> Your instructions: Write each line out exactly, leaving none out.
>> Begin
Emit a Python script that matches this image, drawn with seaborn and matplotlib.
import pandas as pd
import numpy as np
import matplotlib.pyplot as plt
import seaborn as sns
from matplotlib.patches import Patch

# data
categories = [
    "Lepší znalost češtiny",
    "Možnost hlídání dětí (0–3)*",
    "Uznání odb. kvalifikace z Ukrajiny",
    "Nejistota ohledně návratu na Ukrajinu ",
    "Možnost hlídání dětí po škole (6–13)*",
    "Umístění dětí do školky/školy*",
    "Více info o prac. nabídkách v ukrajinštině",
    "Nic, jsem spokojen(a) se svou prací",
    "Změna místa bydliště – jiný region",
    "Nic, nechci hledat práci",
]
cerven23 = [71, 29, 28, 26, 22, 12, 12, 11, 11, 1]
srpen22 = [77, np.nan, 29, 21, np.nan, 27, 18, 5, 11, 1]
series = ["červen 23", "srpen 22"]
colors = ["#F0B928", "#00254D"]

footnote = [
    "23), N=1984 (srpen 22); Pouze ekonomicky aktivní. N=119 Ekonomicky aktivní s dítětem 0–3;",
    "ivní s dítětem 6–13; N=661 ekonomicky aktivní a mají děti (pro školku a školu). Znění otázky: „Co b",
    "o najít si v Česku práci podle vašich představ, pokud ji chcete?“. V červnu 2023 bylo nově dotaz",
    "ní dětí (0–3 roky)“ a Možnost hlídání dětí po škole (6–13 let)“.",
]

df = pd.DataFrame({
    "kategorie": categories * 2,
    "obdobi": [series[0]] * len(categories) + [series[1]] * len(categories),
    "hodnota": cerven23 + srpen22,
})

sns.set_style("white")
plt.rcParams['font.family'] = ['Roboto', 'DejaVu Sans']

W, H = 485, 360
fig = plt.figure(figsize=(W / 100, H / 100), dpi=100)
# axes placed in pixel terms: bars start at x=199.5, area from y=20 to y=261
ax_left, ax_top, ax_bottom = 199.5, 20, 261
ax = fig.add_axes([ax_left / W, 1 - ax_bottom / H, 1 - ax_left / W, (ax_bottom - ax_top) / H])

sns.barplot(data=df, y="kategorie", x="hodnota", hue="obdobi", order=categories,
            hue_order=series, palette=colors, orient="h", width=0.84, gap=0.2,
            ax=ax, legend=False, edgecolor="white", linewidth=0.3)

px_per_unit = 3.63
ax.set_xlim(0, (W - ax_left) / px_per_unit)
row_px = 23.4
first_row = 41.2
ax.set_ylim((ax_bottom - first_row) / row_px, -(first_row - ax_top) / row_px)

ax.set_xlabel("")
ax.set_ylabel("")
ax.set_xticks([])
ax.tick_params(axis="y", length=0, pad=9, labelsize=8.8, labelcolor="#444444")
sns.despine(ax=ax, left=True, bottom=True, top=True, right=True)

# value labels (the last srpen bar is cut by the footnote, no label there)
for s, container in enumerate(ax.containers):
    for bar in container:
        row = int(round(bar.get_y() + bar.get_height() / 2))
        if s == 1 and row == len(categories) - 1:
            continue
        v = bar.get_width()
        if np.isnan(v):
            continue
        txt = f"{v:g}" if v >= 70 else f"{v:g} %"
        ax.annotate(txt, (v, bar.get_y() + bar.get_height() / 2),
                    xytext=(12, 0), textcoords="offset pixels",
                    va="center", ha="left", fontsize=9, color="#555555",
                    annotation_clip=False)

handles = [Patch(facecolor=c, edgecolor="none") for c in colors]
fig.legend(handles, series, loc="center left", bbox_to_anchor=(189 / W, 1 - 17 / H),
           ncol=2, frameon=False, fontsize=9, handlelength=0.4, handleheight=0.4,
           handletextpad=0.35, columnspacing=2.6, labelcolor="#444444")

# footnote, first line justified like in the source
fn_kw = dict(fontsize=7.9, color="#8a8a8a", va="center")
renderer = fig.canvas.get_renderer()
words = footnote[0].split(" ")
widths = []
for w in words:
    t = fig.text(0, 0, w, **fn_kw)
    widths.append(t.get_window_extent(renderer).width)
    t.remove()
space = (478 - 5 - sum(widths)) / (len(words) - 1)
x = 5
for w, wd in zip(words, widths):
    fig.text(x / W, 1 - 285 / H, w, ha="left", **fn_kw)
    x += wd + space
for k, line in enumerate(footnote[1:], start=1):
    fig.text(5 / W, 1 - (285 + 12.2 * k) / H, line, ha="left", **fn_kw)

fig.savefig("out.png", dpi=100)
>> End
> Complete answer:
Emit a Python script that matches this image, drawn with seaborn and matplotlib.
import pandas as pd
import numpy as np
import matplotlib.pyplot as plt
import seaborn as sns
from matplotlib.patches import Patch

# data
categories = [
    "Lepší znalost češtiny",
    "Možnost hlídání dětí (0–3)*",
    "Uznání odb. kvalifikace z Ukrajiny",
    "Nejistota ohledně návratu na Ukrajinu ",
    "Možnost hlídání dětí po škole (6–13)*",
    "Umístění dětí do školky/školy*",
    "Více info o prac. nabídkách v ukrajinštině",
    "Nic, jsem spokojen(a) se svou prací",
    "Změna místa bydliště – jiný region",
    "Nic, nechci hledat práci",
]
cerven23 = [71, 29, 28, 26, 22, 12, 12, 11, 11, 1]
srpen22 = [77, np.nan, 29, 21, np.nan, 27, 18, 5, 11, 1]
series = ["červen 23", "srpen 22"]
colors = ["#F0B928", "#00254D"]

footnote = [
    "23), N=1984 (srpen 22); Pouze ekonomicky aktivní. N=119 Ekonomicky aktivní s dítětem 0–3;",
    "ivní s dítětem 6–13; N=661 ekonomicky aktivní a mají děti (pro školku a školu). Znění otázky: „Co b",
    "o najít si v Česku práci podle vašich představ, pokud ji chcete?“. V červnu 2023 bylo nově dotaz",
    "ní dětí (0–3 roky)“ a Možnost hlídání dětí po škole (6–13 let)“.",
]

df = pd.DataFrame({
    "kategorie": categories * 2,
    "obdobi": [series[0]] * len(categories) + [series[1]] * len(categories),
    "hodnota": cerven23 + srpen22,
})

sns.set_style("white")
plt.rcParams['font.family'] = ['Roboto', 'DejaVu Sans']

W, H = 485, 360
fig = plt.figure(figsize=(W / 100, H / 100), dpi=100)
# axes placed in pixel terms: bars start at x=199.5, area from y=20 to y=261
ax_left, ax_top, ax_bottom = 199.5, 20, 261
ax = fig.add_axes([ax_left / W, 1 - ax_bottom / H, 1 - ax_left / W, (ax_bottom - ax_top) / H])

sns.barplot(data=df, y="kategorie", x="hodnota", hue="obdobi", order=categories,
            hue_order=series, palette=colors, orient="h", width=0.84, gap=0.2,
            ax=ax, legend=False, edgecolor="white", linewidth=0.3)

px_per_unit = 3.63
ax.set_xlim(0, (W - ax_left) / px_per_unit)
row_px = 23.4
first_row = 41.2
ax.set_ylim((ax_bottom - first_row) / row_px, -(first_row - ax_top) / row_px)

ax.set_xlabel("")
ax.set_ylabel("")
ax.set_xticks([])
ax.tick_params(axis="y", length=0, pad=9, labelsize=8.8, labelcolor="#444444")
sns.despine(ax=ax, left=True, bottom=True, top=True, right=True)

# value labels (the last srpen bar is cut by the footnote, no label there)
for s, container in enumerate(ax.containers):
    for bar in container:
        row = int(round(bar.get_y() + bar.get_height() / 2))
        if s == 1 and row == len(categories) - 1:
            continue
        v = bar.get_width()
        if np.isnan(v):
            continue
        txt = f"{v:g}" if v >= 70 else f"{v:g} %"
        ax.annotate(txt, (v, bar.get_y() + bar.get_height() / 2),
                    xytext=(12, 0), textcoords="offset pixels",
                    va="center", ha="left", fontsize=9, color="#555555",
                    annotation_clip=False)

handles = [Patch(facecolor=c, edgecolor="none") for c in colors]
fig.legend(handles, series, loc="center left", bbox_to_anchor=(189 / W, 1 - 17 / H),
           ncol=2, frameon=False, fontsize=9, handlelength=0.4, handleheight=0.4,
           handletextpad=0.35, columnspacing=2.6, labelcolor="#444444")

# footnote, first line justified like in the source
fn_kw = dict(fontsize=7.9, color="#8a8a8a", va="center")
renderer = fig.canvas.get_renderer()
words = footnote[0].split(" ")
widths = []
for w in words:
    t = fig.text(0, 0, w, **fn_kw)
    widths.append(t.get_window_extent(renderer).width)
    t.remove()
space = (478 - 5 - sum(widths)) / (len(words) - 1)
x = 5
for w, wd in zip(words, widths):
    fig.text(x / W, 1 - 285 / H, w, ha="left", **fn_kw)
    x += wd + space
for k, line in enumerate(footnote[1:], start=1):
    fig.text(5 / W, 1 - (285 + 12.2 * k) / H, line, ha="left", **fn_kw)

fig.savefig("out.png", dpi=100)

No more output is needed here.